What is the standard width for interior door casing

Most interior doors look proportional with casing that is 3 to 3.5 inches wide. For doors taller than 7 feet, move up to 4 to 4.5 inches to maintain the right visual ratio. Builder-grade 2.25-inch colonial reads as undersized in almost any room regardless of how it is painted.

What is the difference between door casing and door moulding

They are the same thing referred to by different names. Casing is the North American term, moulding or moulding trim is used in British and Australian English. Both describe the trim boards that frame the door opening on the interior face of the wall.

How do I choose between mitered and butted door casing

Mitered corners are more common and work with most profile styles including colonial and craftsman. Butted casings use a wide head piece that sits on top of the side legs and draw the eye upward, making them a strong choice in rooms with high ceilings of 9 feet or more. Butted joints are also faster to install and require fewer precise cuts.

Can I install door casing over existing trim without removing the old piece

You can layer new casing over existing trim if the old piece is flat, firmly attached, and less than 0.5 inches thick. Any existing warp, gap, or loose section will telegraph through the new layer. In most cases it is faster to remove the old casing completely and start clean rather than deal with the shimming and adhesion issues that come with layering.
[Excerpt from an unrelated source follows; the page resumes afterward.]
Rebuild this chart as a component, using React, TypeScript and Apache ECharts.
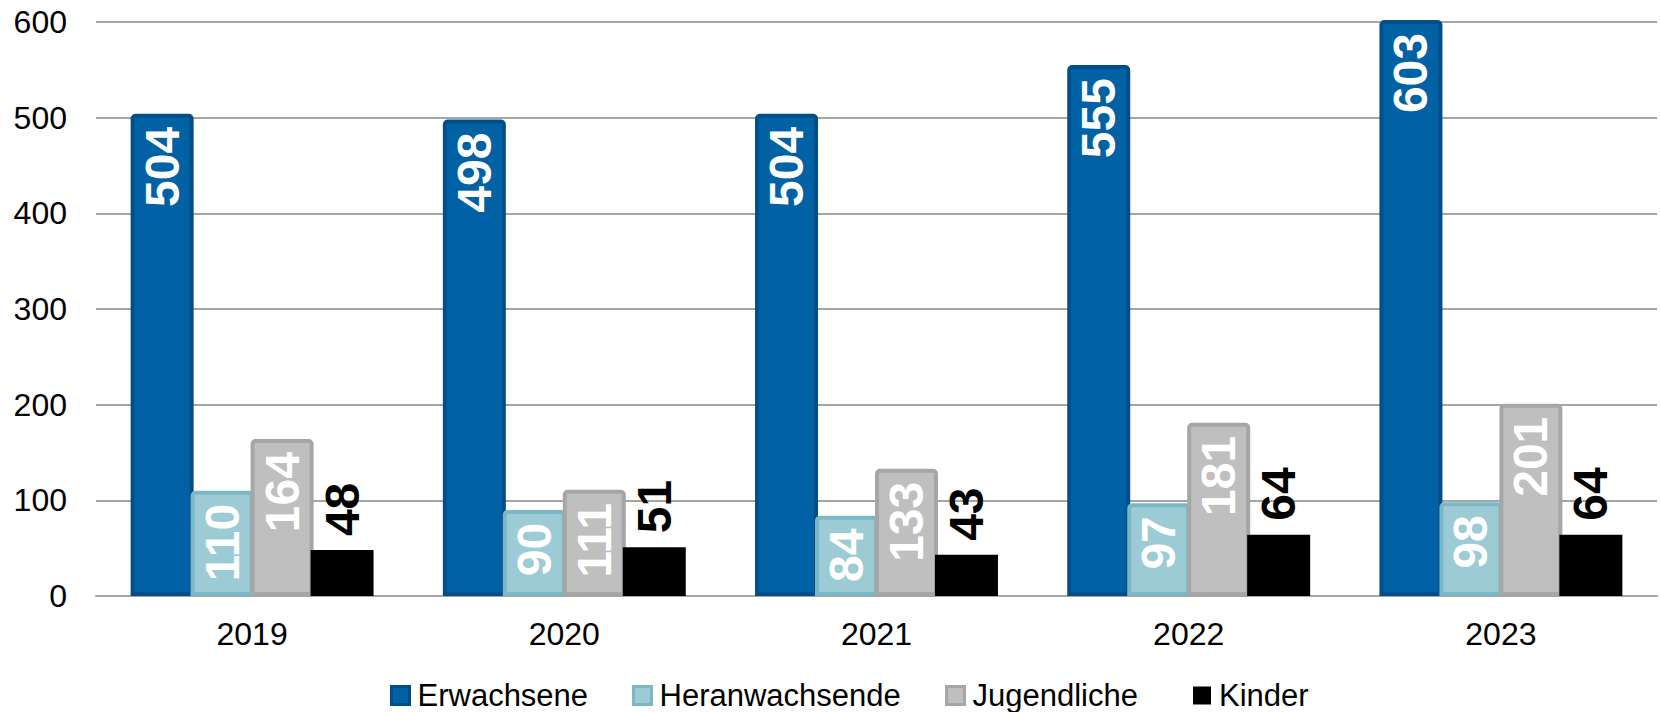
import React, { useEffect, useRef } from "react";
import * as echarts from "echarts";

const years = ["2019", "2020", "2021", "2022", "2023"];
const erwachsene = [504, 498, 504, 555, 603];
const heranwachsende = [110, 90, 84, 97, 98];
const jugendliche = [164, 111, 133, 181, 201];
const kinder = [48, 51, 43, 64, 64];
const seriesNames = ["Erwachsene", "Heranwachsende", "Jugendliche", "Kinder"];
const yTicks = { min: 0, max: 600, interval: 100 };

const FONT = "'Liberation Sans', Arial, sans-serif";

export default function App() {
  const ref = useRef<HTMLDivElement>(null);
  useEffect(() => {
    if (!ref.current) return;
    const chart = echarts.init(ref.current, undefined, { renderer: "svg" });
    const insideLabel = {
      show: true,
      position: "insideTop",
      rotate: 90,
      align: "right",
      verticalAlign: "middle",
      distance: 13,
      color: "#ffffff",
      fontSize: 48,
      fontWeight: "bold",
      fontFamily: FONT,
    };
    const styles = [
      { color: "#0061a5", borderColor: "#004f8a", borderWidth: 4 },
      { color: "#9ccbd6", borderColor: "#7bb8c6", borderWidth: 4 },
      { color: "#bfbfbf", borderColor: "#a6a6a6", borderWidth: 4 },
      { color: "#000000", borderColor: "#000000", borderWidth: 0 },
    ];
    const datas = [erwachsene, heranwachsende, jugendliche, kinder];
    const legendLefts = [390, 632, 945, 1193];
    chart.setOption({
      animation: false,
      textStyle: { fontFamily: FONT },
      grid: { left: 96, right: 3, top: 22, bottom: 116 },
      legend: seriesNames.map((n, i) => ({
        data: [n],
        left: legendLefts[i],
        top: 680,
        padding: 0,
        itemWidth: 18,
        itemHeight: 18,
        icon: "rect",
        itemStyle: { borderWidth: i < 3 ? 3 : 0 },
        textStyle: { fontSize: 31, color: "#000", fontFamily: FONT, padding: [0, 0, 0, 3] },
      })),
      xAxis: {
        type: "category",
        data: years,
        axisTick: { show: false },
        axisLine: { show: true, lineStyle: { color: "#a6a6a6", width: 2 } },
        axisLabel: { fontSize: 32, color: "#000", margin: 22, fontFamily: FONT },
      },
      yAxis: {
        type: "value",
        min: yTicks.min,
        max: yTicks.max,
        interval: yTicks.interval,
        axisLine: { show: false },
        axisTick: { show: false },
        splitLine: { lineStyle: { color: "#a6a6a6", width: 2 } },
        axisLabel: { fontSize: 32, color: "#000", margin: 29, fontFamily: FONT },
      },
      series: seriesNames.map((n, i) => ({
        name: n,
        type: "bar",
        data: datas[i],
        barWidth: 63,
        barGap: "-4.8%",
        itemStyle: { ...styles[i], borderRadius: i < 3 ? [3, 3, 0, 0] : 0 },
        label:
          i < 3
            ? insideLabel
            : {
                show: true,
                position: "top",
                rotate: 90,
                align: "left",
                verticalAlign: "middle",
                distance: 14,
                color: "#000000",
                fontSize: 48,
                fontWeight: "bold",
                fontFamily: FONT,
              },
      })),
    });
    return () => chart.dispose();
  }, []);
  return (
    <div
      ref={ref}
      style={{ position: "fixed", left: 0, top: 0, width: 1660, height: 712, background: "#fff" }}
    />
  );
}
What material is best for painting door casing in a humid room

Primed MDF is the standard choice for bathrooms and kitchens because it holds paint without grain raise and resists minor humidity swings better than finger-jointed pine. Solid wood is more durable long term but requires a good primer coat and careful caulking at every joint. Avoid bare pine in wet rooms – it absorbs moisture at the end grain and swells at the corners within a year.

How do I match new door casing to existing trim profiles in an older home

Take a 6-inch sample of the existing molding to a millwork supplier or architectural salvage shop for profile matching. Most classical profiles including colonial, craftsman, and ogee are still in production. For truly unusual Victorian or Federal profiles, a local mill can run a custom knife for around $80 to $150 setup fee plus material cost, which is worth it if you are matching more than two doorways.